O-Ton 12: Betriebsbelegschaft                    35
”A sewodnja mi…
Regie: O-Ton kurz stehen lassen, abblernden, unterlegen, nach Übersetzerin kurz hochziehen, abblenden, allmählich ausblenden

Übersetzerin:
”Heute sind wir eine Aktiengesellschaft, eine eigene Wirtschaft. Wir haben die Fabrik vom Staat gekauft, sie ist unsere Eigentum. Früher hat man uns Aufträge erteilt, jetzt sind wir selbst die Herren hier.

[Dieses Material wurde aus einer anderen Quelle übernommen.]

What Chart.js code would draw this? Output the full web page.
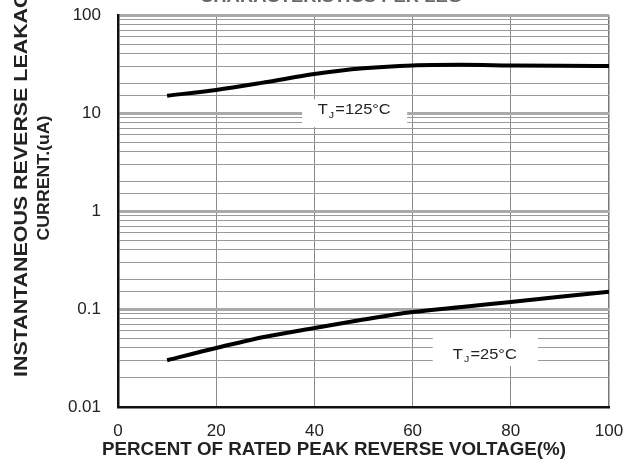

Wir haben einen Sowjet der Aktionäre, wir haben eine allgemeine Versammlung…”
..jest sabrannije”, Stimmen

Erzähler:
Von vierhundert Menschen, die in der Fabrik arbeiten,  sind achtzig Aktionäre. Sie halten, einschließlich des Direktors,  jeweils Anteile zwischen 1 – 3 Prozent. Die Aktionärsversammlung wählt einen Sowjet, einen Rat der Aktionäre: Er hat 9 Sitze mit je einer Stimme, tagt regelmäßig und bestimmt die Richtlinien der Fabrikpolitik. Vorstand des Sowjets und Direktor sind nicht identisch. Der Direktor nimmt mit einer Stimme an den Sitzungen des Sowjets teil, an dessen Beschlüsse er gebunden ist. Seine politischen Ansichten sind Privatangelegenheit; sie werden in der Belegschaft keineswegs von allen geteilt. Dividenden werden auf Verlangen ausgeschüttet. Niemand macht jedoch zur Zeit davon Gebrauch. Das Geld wird investiert. Die Löhne sind leistungsgebunden; der Direktor bekommt ein Gehalt in fünffacher Höhe des mittleren Betriebseinkommens – abgesehen von den Sachzuwendungen wie dem von der Fabrik gestellten Dienstwagen etwa. Das entspricht dem, was die Belegschaft sich in Form sozialer Leistungen vergütet.
Die Aktionäre verstehen ihren Betrieb als Modell, das sie auch anderen Betrieben empfehlen. In der Tat: Kollektives Privateigentum und Mitbestimmung unter einem gewählten Direktor könnten ein Weg sein, der aus dem Entweder-Oder von Kollektiveigentum und Privatisierung hinausführt.
Die Frage ist nur, welches Mischungsverhältnis das paternalistische und das demokratische Element darin miteinander eingehen, einfach gesprochen, wer in dieser Gemeinschaft bestimmt – und wie.